In Fofana’s practice, the creation of indigo is inseparable from the socio-economic and political forces that have shaped Mali – the final result cannot be meaningfully divided from the process that generated it. When invited to show his work as part of the Documenta 14 exhibition in Athens in 2017, Fofana showed Ka touba Farafina yé (Africa Blessing), an artwork engaging with Africa’s diaspora, as well as the migration crises that has wrought terrible suffering on Africans leaving their countries in search of “greener pastures”. Fifty-four sheep, one for each African country, were dyed various shades of blue and left to wander a specially prepared area of the campus of the Agricultural University of Athens. In pictures, the sheep appear aloof and unmoved – Fofana says that they didn’t mind the dyeing, but objected to being shampooed. “They weren’t happy about the water,” he says. While in Athens, however, his temporary studio was vandalised by a group of animalrights activists protesting against his use of live sheep and a group of students protested Fofana’s lectures. “I asked them to come in and ask their questions,” remembers Fofana. “When the first person said to me, ‘Did the sheep give you consent to dye them?’ I replied, ‘Did the sheep give you consent to speak on their behalf?’ Indigo is a celestial colour of protection, I don’t wear gloves when I put my hand in the vat because it is 100 per cent natural. It will never harm me. What I do with the micro-organisms in indigo is just as sensitive as what I do with sheep.”
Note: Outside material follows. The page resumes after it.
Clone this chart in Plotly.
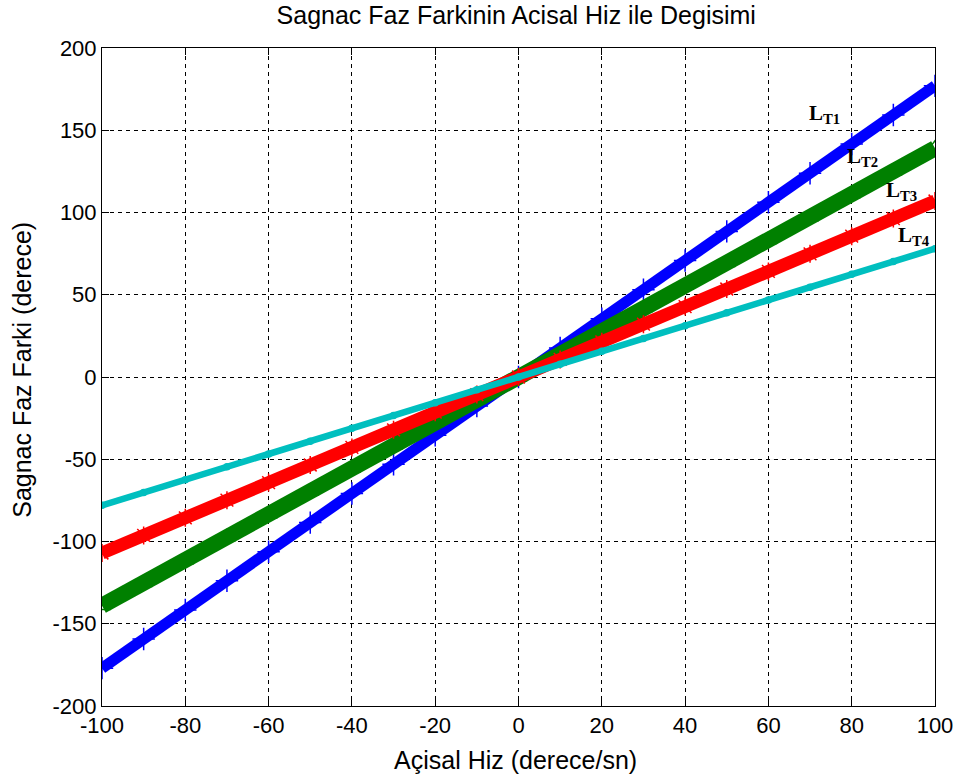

And that captures something essential about Fofana’s practice, which at its root concerns networks and exploring the interconnections between processes and living beings. “My work is the process,” he explains. “I see the beauty in the effect time has on things. For example, I love rust. I am really crazy about rust; the colour, the texture. It’s all a matter of an object’s exposure to time. Why did I choose to work with natural indigo, the organic living plant, when I could have simply poured a synthetic powder and stirred? Many reasons, environmental reasons, personal reasons, but one of them is also because the notion of time is important. When I work with living vats, I have to care about how healthy they are. If there is no more life, there is no more colour. I care more about this life.” Rather than simple artworks, Fofana’s indigo pieces are more like journal entries, stitched and dyed with a multitude of signs and symbols. Through the process of making indigo, Fofana wants to immerse himself in the world. “When we were growing up we were taught: Nin bèè nin,” he says. “All life is equal.”